Quem fez esse alerta não foi um ativista pela democracia ou um hacker do século 21. A constatação é de George Orwell. O ano? 1936, o início da Guerra Civil na Espanha, o teatro de ensaio para a ruptura no conceito de Humanidade que seria estabelecido na Segunda Guerra Mundial.

Naquele momento, Orwell se surpreenderia com os acontecimentos que marcaram o início do conflito espanhol. Para ele, com o totalitarismo e as novas tecnologias daquele momento, era impossível saber de fato o que estava acontecendo na guerra.

A verdade escorregava entre os dedos do leitor e parecia perder força com um valor no mundo. Tal constatação levou o escritor ao desespero, chegando a declarar que a "história parou em 1936".

O público apenas teria versões concorrentes, enquanto os ataques sobre a verdade e a irrelevância dos fatos passavam ser tão ameaçadoras quanto às bombas.

Em um texto de 1943 e refletindo sobre 1936, ele diria:

"Reparei que nenhum acontecimento é relatado corretamente num jornal, mas na Espanha, pela primeira vez, vi reportagens de jornais que não tinham qualquer relação com os fatos, nem mesmo a relação que está implícita numa mentira vulgar. Vi grandes batalhas noticiadas onde não tinha havido combates, e silêncio total onde centenas de homens tinham sido mortos. Vi tropas que tinham lutado corajosamente denunciadas como covardes e traidores, e outros que nunca tinham visto um tiro disparado serem saudados como os heróis de vitórias imaginárias; e vi jornais em Londres a vender estas mentiras e intelectuais ávidos a construir superestruturas emocionais sobre acontecimentos que nunca tinham acontecido. Vi, de fato, a história ser escrita não em termos do que aconteceu, mas do que deveria ter acontecido de acordo com várias 'linhas partidárias'".

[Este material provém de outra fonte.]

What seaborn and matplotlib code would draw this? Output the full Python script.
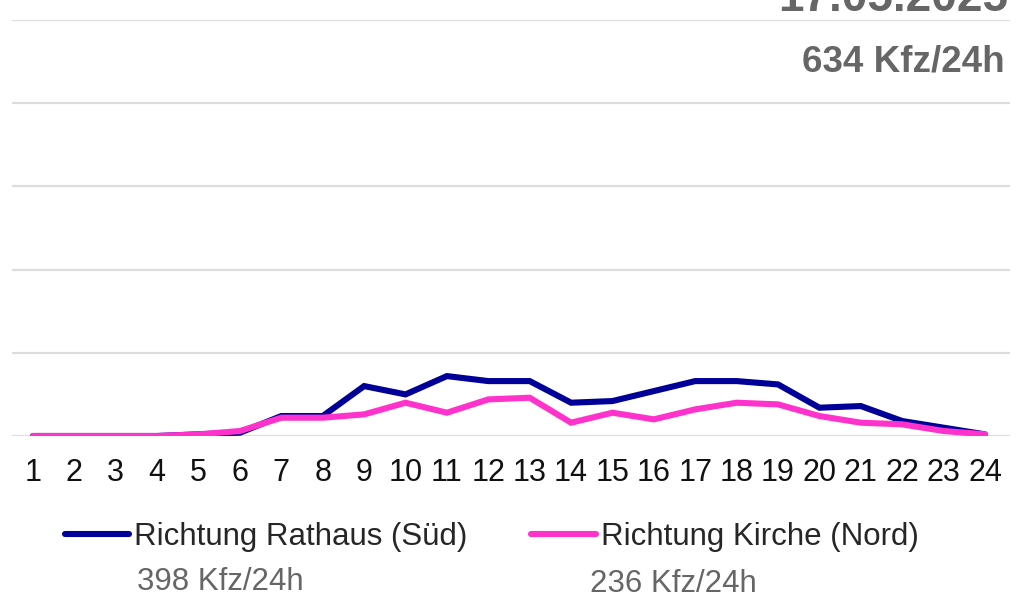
import pandas as pd
import seaborn as sns
import matplotlib.pyplot as plt

hours = list(range(1, 25))
sued = [0, 0, 0, 0, 1, 2, 12, 12, 30, 25, 36, 33, 33, 20, 21, 27, 33, 33, 31, 17, 18, 9, 5, 1]
nord = [0, 0, 0, 0, 1, 3, 11, 11, 13, 20, 14, 22, 23, 8, 14, 10, 16, 20, 19, 12, 8, 7, 3, 1]
series = ["Richtung Rathaus (Süd)", "Richtung Kirche (Nord)"]
totals = ["398 Kfz/24h", "236 Kfz/24h"]
colors = ["#000099", "#ff33cc"]
title = "17.05.2025"
subtitle = "634 Kfz/24h"

df = pd.DataFrame({
    "Stunde": hours * 2,
    "Kfz": sued + nord,
    "Richtung": [series[0]] * 24 + [series[1]] * 24,
})

sns.set_style("white")
plt.rcParams["font.family"] = ["Liberation Sans", "DejaVu Sans"]

fig = plt.figure(figsize=(10.36, 5.97), dpi=100)
ax = fig.add_axes([12 / 1036, 161 / 597, 998 / 1036, 416 / 597])

sns.lineplot(data=df, x="Stunde", y="Kfz", hue="Richtung", palette=colors,
             linewidth=4.4, ax=ax, legend=False)
for ln in ax.lines:
    ln.set_solid_capstyle("round")
    ln.set_solid_joinstyle("miter")

ax.set_xlim(0.4926, 24.604)
ax.set_ylim(0, 250)
ax.set_yticks(range(0, 251, 50))
ax.yaxis.grid(True, color="#dddddd", linewidth=1.6)
ax.set_axisbelow(True)
ax.tick_params(axis="y", left=False, labelleft=False)
ax.set_xticks(hours)
ax.tick_params(axis="x", bottom=False, labelsize=22, pad=12, labelcolor="#111111")
for s in ax.spines.values():
    s.set_visible(False)
ax.set_xlabel("")
ax.set_ylabel("")

fig.legend(ax.lines, series, loc="center left", bbox_to_anchor=(65 / 1036, 1 - 537 / 597),
           ncol=2, frameon=False, fontsize=22.5, handlelength=2.06, handletextpad=0.16,
           columnspacing=2.03, borderpad=0, borderaxespad=0)

fig.text(137 / 1036, 1 - 590 / 597, totals[0], fontsize=22.5, color="#666666", va="baseline")
fig.text(590 / 1036, 1 - 592 / 597, totals[1], fontsize=22.5, color="#666666", va="baseline")

fig.text(1008 / 1036, 1 - 11 / 597, title, fontsize=33, fontweight="bold", color="#666666",
         ha="right", va="baseline")
fig.text(1005 / 1036, 1 - 72 / 597, subtitle, fontsize=26.5, fontweight="bold", color="#666666",
         ha="right", va="baseline")

fig.savefig("out.png", dpi=100)
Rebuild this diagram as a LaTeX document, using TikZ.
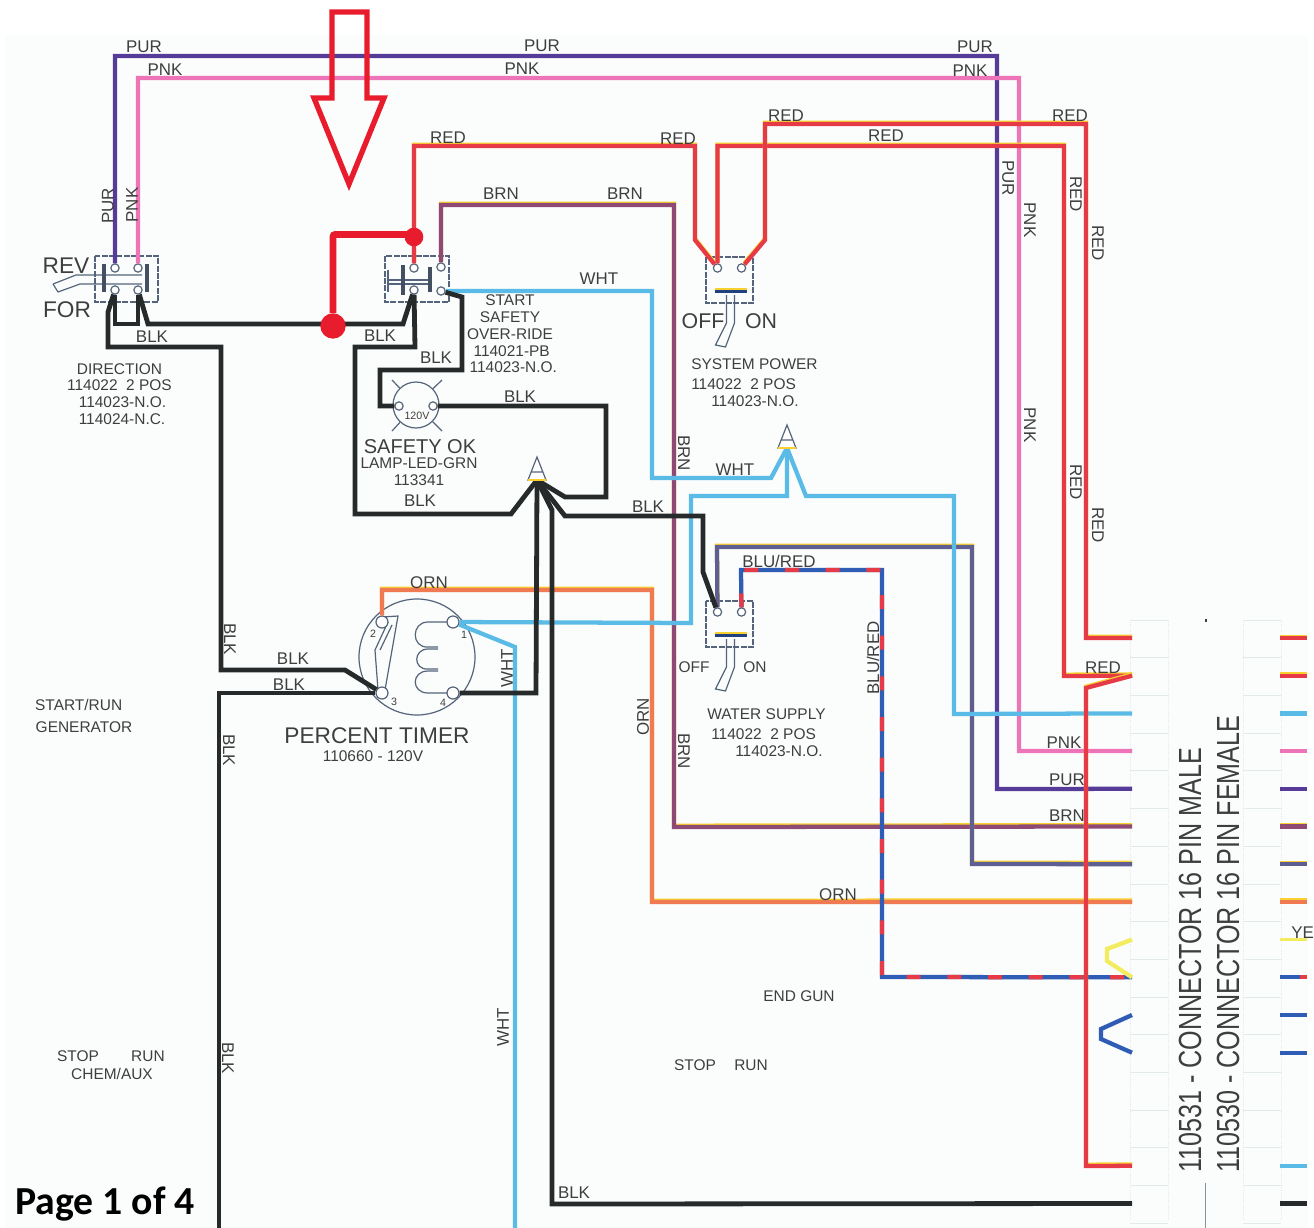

Quase cem anos depois, no Brasil ou na Rússia, as ameaças se repetem. Regimes que esnobam a democracia, aliados às novas tecnologias, permitem criar um cenário no qual a verdade não existe mais.

Para grupos no poder no Kremlin e no Planalto, a realidade existe para ser manipulada.

Substitui-se a história por mitos e versões. Sobre o passado e sobre o futuro. Diariamente mentem como parte de uma estratégia política deliberada.

Na Rússia, jornalistas são ameaçados com 15 anos de prisão caso optem por...fazer jornalismo. Palavras óbvias como "guerra" passaram a ser censuradas e mais de 16 mil pessoas já foram detidas em cidades russas por realizar protestos contra o conflito. Enquanto isso, crimes de guerra vão se empilhando sobre a longa mesa de Putin.

Já em parte da comunidade internacional, optou-se por convenientemente ignorar a existência de núcleos de extrema-direita apoiando o exército ucraniano.

No Brasil, nesta próxima semana, voltaremos a ouvir da boca das autoridades máximas do país que o Golpe de 64 não existiu. "A floresta não queima", brada ainda um deles, desafiando satélites e o odor da morte. Enquanto o mundo denuncia ameaças contra indígenas no país, o chefe do governo zomba dos fatos e recebe um cocar e uma medalha profanada.

A corrupção? Oremos.

O ano de 2022, seja pela guerra na Ucrânia ou pela eleição no Brasil, abre uma nova fase da guerra contra a verdade. Em locais tão distantes, resgatar os fatos passou a ser um ato subversivo.